Saving Nature and the Countryside

Applies to:

  • Wales
  • England
  • United Kingdom

A healthy natural environment, where people breathe clean air, drink clean water and enjoy the beauty of the natural world, lies at the heart of the society and the economy Liberal Democrats want to create. Yet nature is under threat: unsustainable farming practices are depleting the soil and, together with air and water pollution, contributing to a rapid decline in the numbers of insects, birds and other animals. One in seven UK species are at risk of extinction.

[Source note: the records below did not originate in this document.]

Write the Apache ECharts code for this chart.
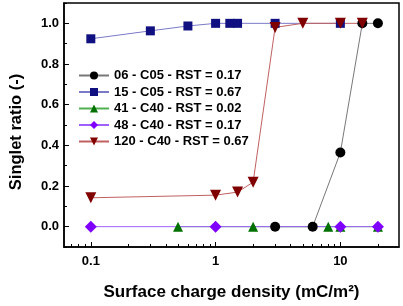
<!DOCTYPE html>
<html>
<head>
<meta charset="utf-8">
<script src="https://cdn.jsdelivr.net/npm/echarts@6/dist/echarts.min.js"></script>
<style>
  html, body { margin: 0; padding: 0; background: #fff; }
  #chart { width: 403px; height: 306px; }
</style>
</head>
<body>
<div id="chart"></div>
<script>
// values: [surface charge density, singlet ratio]
const s06 = [[3, 0], [6, 0], [10, 0.365], [15, 1.0], [20, 1.0]]
const s15 = [[0.1, 0.924], [0.3, 0.963], [0.6, 0.987], [1, 1.0], [1.3, 1.0], [1.5, 1.0], [3, 1.0], [10, 1.0]]
const s41 = [[0.5, 0], [2, 0], [8, 0], [10, 0], [20, 0]]
const s48 = [[0.1, 0], [1, 0], [10, 0], [20, 0]]
const s120 = [[0.1, 0.142], [1, 0.155], [1.5, 0.17], [2, 0.219], [3, 0.98], [5, 1.0], [10, 1.0], [15, 1.0]]

const names = ['06 - C05 - RST = 0.17', '15 - C05 - RST = 0.67', '41 - C40 - RST = 0.02', '48 - C40 - RST = 0.17', '120 - C40 - RST = 0.67']

const xMajor = [0.1, 1, 10]
const xMinor = [0.07, 0.08, 0.09, 0.2, 0.3, 0.4, 0.5, 0.6, 0.7, 0.8, 0.9, 2, 3, 4, 5, 6, 7, 8, 9, 20]
const yMajor = [0, 0.2, 0.4, 0.6, 0.8, 1.0]
const yMinor = [-0.1, 0.1, 0.3, 0.5, 0.7, 0.9, 1.1]

const lg = v => Math.log10(v)
const toLog = arr => arr.map(p => [lg(p[0]), p[1]])

const xMin = -1.215
const xMax = 1.47

const chart = echarts.init(document.getElementById('chart'))

const font = 'Liberation Sans, Arial, sans-serif'

const mkSeries = (i, data, symbol, color, lineColor, size) => ({
  name: names[i],
  type: 'line',
  data: toLog(data),
  symbol: symbol,
  symbolSize: size,
  itemStyle: { color: color },
  lineStyle: { color: lineColor, width: 1 },
  xAxisIndex: 0,
  yAxisIndex: 0
})

chart.setOption({
  animation: false,
  grid: {
    left: 62, right: 4, top: 3, bottom: 54,
    show: true, borderColor: '#000', borderWidth: 1.5
  },
  legend: {
    left: 78, top: 69,
    padding: 0,
    orient: 'vertical',
    itemGap: 3.5,
    itemWidth: 30,
    itemHeight: 10,
    textStyle: { fontFamily: font, fontWeight: 'bold', fontSize: 13, color: '#000', width: 128, align: 'right' },
    data: names
  },
  xAxis: [
    {
      type: 'value', min: xMin, max: xMax,
      name: 'Surface charge density (mC/m²)',
      nameLocation: 'middle', nameGap: 37,
      nameTextStyle: { fontFamily: font, fontWeight: 'bold', fontSize: 17, color: '#000' },
      axisLine: { show: true, onZero: false, lineStyle: { color: '#000', width: 1.5 } },
      axisTick: { show: true, inside: true, length: 5, customValues: xMajor.map(lg), lineStyle: { color: '#000' } },
      axisLabel: {
        customValues: xMajor.map(lg), margin: 8,
        fontFamily: font, fontWeight: 'bold', fontSize: 13, color: '#000',
        formatter: v => String(Math.round(Math.pow(10, v) * 10) / 10)
      },
      splitLine: { show: false }
    },
    {
      type: 'value', min: xMin, max: xMax, position: 'bottom',
      axisLine: { show: false, onZero: false },
      axisTick: { show: true, inside: true, length: 3, customValues: xMinor.map(lg), lineStyle: { color: '#000' } },
      axisLabel: { show: false },
      splitLine: { show: false }
    }
  ],
  yAxis: [
    {
      type: 'value', min: -0.1, max: 1.1,
      name: 'Singlet ratio (-)',
      nameLocation: 'middle', nameGap: 39,
      nameTextStyle: { fontFamily: font, fontWeight: 'bold', fontSize: 16.5, color: '#000', padding: [0, 14, 0, 0] },
      axisLine: { show: true, onZero: false, lineStyle: { color: '#000', width: 1.5 } },
      axisTick: { show: true, inside: true, length: 5, customValues: yMajor, lineStyle: { color: '#000' } },
      axisLabel: {
        customValues: yMajor, margin: 5,
        fontFamily: font, fontWeight: 'bold', fontSize: 13, color: '#000',
        formatter: v => v.toFixed(1)
      },
      splitLine: { show: false }
    },
    {
      type: 'value', min: -0.1, max: 1.1, position: 'left',
      axisLine: { show: false, onZero: false },
      axisTick: { show: true, inside: true, length: 3, customValues: yMinor, lineStyle: { color: '#000' } },
      axisLabel: { show: false },
      splitLine: { show: false }
    }
  ],
  series: [
    mkSeries(0, s06, 'circle', '#000000', '#777777', 10),
    mkSeries(1, s15, 'rect', '#101080', '#7a7ac8', 9),
    mkSeries(2, s41, 'triangle', '#007000', '#50b050', 10),
    mkSeries(3, s48, 'diamond', '#8000ff', '#a060ff', 12),
    mkSeries(4, s120, 'path://M0,0 L10,0 L5,9 Z', '#800000', '#c06060', 11)
  ]
})
</script>
</body>
</html>
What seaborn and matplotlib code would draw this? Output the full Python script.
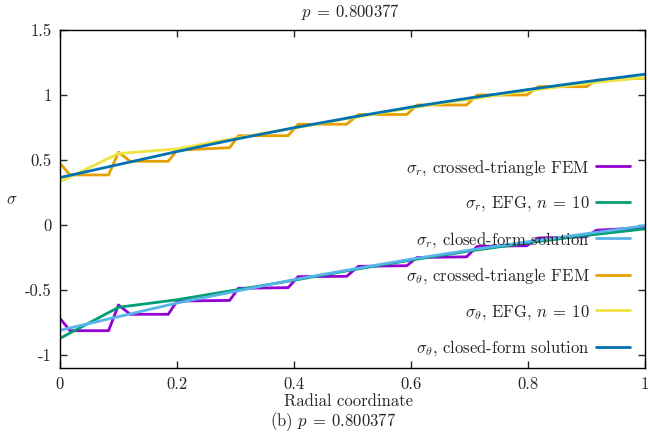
import matplotlib
matplotlib.use("Agg")
from matplotlib import pyplot as plt
import seaborn as sns
import pandas as pd

# crossed-triangle FEM (piecewise per element)
x_fem = [0, 0.017, 0.083, 0.1, 0.12, 0.185, 0.2, 0.29, 0.305, 0.39, 0.407, 0.49, 0.51,
         0.593, 0.61, 0.695, 0.713, 0.798, 0.817, 0.9, 0.917, 1.0]
sigr_fem = [-0.718, -0.813, -0.813, -0.615, -0.687, -0.687, -0.585, -0.58, -0.487, -0.482,
            -0.397, -0.395, -0.318, -0.313, -0.25, -0.245, -0.165, -0.159, -0.1, -0.09,
            -0.04, -0.02]
sigt_fem = [0.475, 0.385, 0.385, 0.56, 0.49, 0.49, 0.575, 0.595, 0.687, 0.687, 0.775,
            0.775, 0.85, 0.85, 0.923, 0.923, 1.0, 1.0, 1.064, 1.064, 1.115, 1.13]

# EFG n = 10 and closed-form solution
x_nodes = [0, 0.1, 0.2, 0.3, 0.4, 0.5, 0.6, 0.7, 0.8, 0.9, 1.0]
sigr_efg = [-0.872, -0.633, -0.575, -0.5, -0.425, -0.345, -0.27, -0.2, -0.137, -0.08, -0.03]
sigt_efg = [0.333, 0.55, 0.585, 0.668, 0.745, 0.825, 0.9, 0.968, 1.032, 1.09, 1.135]
sigr_exact = [-0.81, -0.705, -0.6, -0.51, -0.42, -0.34, -0.263, -0.193, -0.128, -0.067, -0.005]
sigt_exact = [0.365, 0.465, 0.565, 0.66, 0.748, 0.83, 0.907, 0.977, 1.042, 1.103, 1.16]

series = [
    (x_fem, sigr_fem, '#9400D3', r'$\sigma_r$, crossed-triangle FEM'),
    (x_nodes, sigr_efg, '#009E73', r'$\sigma_r$, EFG, $n\:=\:10$'),
    (x_nodes, sigr_exact, '#56B4E9', r'$\sigma_r$, closed-form solution'),
    (x_fem, sigt_fem, '#E69F00', r'$\sigma_\theta$, crossed-triangle FEM'),
    (x_nodes, sigt_efg, '#F0E442', r'$\sigma_\theta$, EFG, $n\:=\:10$'),
    (x_nodes, sigt_exact, '#0072B2', r'$\sigma_\theta$, closed-form solution'),
]

sns.set_style("ticks")
plt.rcParams['font.family'] = 'serif'
plt.rcParams['font.serif'] = ['cmr10', 'DejaVu Serif']
plt.rcParams['mathtext.fontset'] = 'cm'
plt.rcParams['axes.unicode_minus'] = False
plt.rcParams['axes.formatter.use_mathtext'] = True
plt.rcParams['font.size'] = 12

fig = plt.figure(figsize=(6.48, 4.40), dpi=100)
ax = fig.add_axes([60/648, 1 - 368/440, 585/648, 338/440])

for xs, ys, col, lab in series:
    df = pd.DataFrame({'r': xs, 's': ys})
    sns.lineplot(data=df, x='r', y='s', ax=ax, color=col, lw=2.0, label=lab,
                 estimator=None, sort=False)

ax.set_xlim(0, 1)
ax.set_ylim(-1.1, 1.5)
ax.set_xticks([0, 0.2, 0.4, 0.6, 0.8, 1])
ax.set_xticklabels(['0', '0.2', '0.4', '0.6', '0.8', '1'])
ax.set_yticks([-1, -0.5, 0, 0.5, 1, 1.5])
ax.set_yticklabels(['-1', '-0.5', '0', '0.5', '1', '1.5'])
ax.tick_params(direction='in', top=True, right=True, length=5, width=1, labelsize=12, pad=6)
for sp in ax.spines.values():
    sp.set_visible(True)
    sp.set_color('black')
    sp.set_linewidth(1.0)

ax.set_xlabel('')
ax.set_ylabel('')
fig.text(349/648, 1 - 401/440, 'Radial coordinate', ha='center', va='center', fontsize=12)
fig.text(12/648, 1 - 200/440, r'$\sigma$', ha='center', va='center', fontsize=12)
fig.text(350/648, 1 - 12/440, r'$p\:=\:0.800377$', ha='center', va='center', fontsize=12)
fig.text(333/648, 1 - 422/440, r'(b) $p\:=\:0.800377$', ha='center', va='center', fontsize=12)

ax.legend(loc='lower right', bbox_to_anchor=(0.985, 0.01), frameon=False,
          markerfirst=False, handlelength=2.0, handletextpad=0.4,
          labelspacing=0.99, borderaxespad=0, fontsize=12)

fig.savefig('out.png', dpi=100)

We will protect the natural environment and reverse biodiversity loss at the same time as combating climate change. We will support farmers to protect and restore the natural environment alongside their critical roles in producing food, providing employment and promoting tourism, leisure and health and wellbeing. We will:

  • Introduce a Nature Act to restore the natural environment through setting legally binding near-term and long-term targets for improving water, air, soil and biodiversity, and supported by funding streams of at least £18 billion over five years.
  • Combat climate change, and benefit nature and people by coordinating the planting of 60 million trees a year and introducing requirements for the greater use of sustainably harvested wood in construction.
  • Invest in large scale restoration of peatlands, heathland, native woodlands, saltmarshes, wetlands and coastal waters, helping to absorb carbon, protect against floods, improve water quality and protect habitats, including through piloting ‘rewilding’ approaches.
  • Reduce basic agricultural support payments to the larger recipients and redeploy the savings to support the public goods that come from effective land management, including restoring nature and protecting the countryside, preventing flooding and combating climate change through measures to increase soil carbon and expand native woodland.
  • Introduce a National Food Strategy, including the use of public procurement policy, to promote the production and consumption of healthy, sustainable and affordable food and cut down on food waste.
  • Support producers by broadening the remit of the Groceries Code Adjudicator and supporting them with access to markets.
  • Significantly increase the amount of accessible green space, including protecting up to a million acres, completing the coastal path, exploring a ‘right to roam’ for waterways and creating a new designation of National Nature Parks.
  • Give the Local Green Space designation the force of law.
  • Protect and restore England’s lakes, rivers and wetlands, including through reform of water management and higher water efficiency standards, and establish a ‘blue belt’ of marine protected areas covering at least 50 per cent of UK waters by 2030, in partnership with UK overseas territories.
  • Create a new ‘British Overseas Ecosystems Fund’ for large-scale environmental restoration projects in the UK Overseas Territories and sovereign bases, home to 94 per cent of our unique wildlife.
  • Establish a £5 billion fund for flood prevention and climate adaptation over the course of the parliament to improve flood defences, and introduce high standards for flood resilience for buildings and infrastructure in flood risk areas.
  • Ensure that sustainability lies at the heart of fisheries policy, rebuilding depleted fish stocks to achieve their former abundance. Fishers, scientists and conservationists should all be at the centre of a decentralised and regionalised fisheries management system. Immigration policy should also be flexible enough to ensure that both the catching and processing sectors have access to the labour they need.
  • Increase the budget for the Department for the Environment, Food and Rural Affairs, ensuring that agencies such as Natural England and the Environment Agency are properly funded.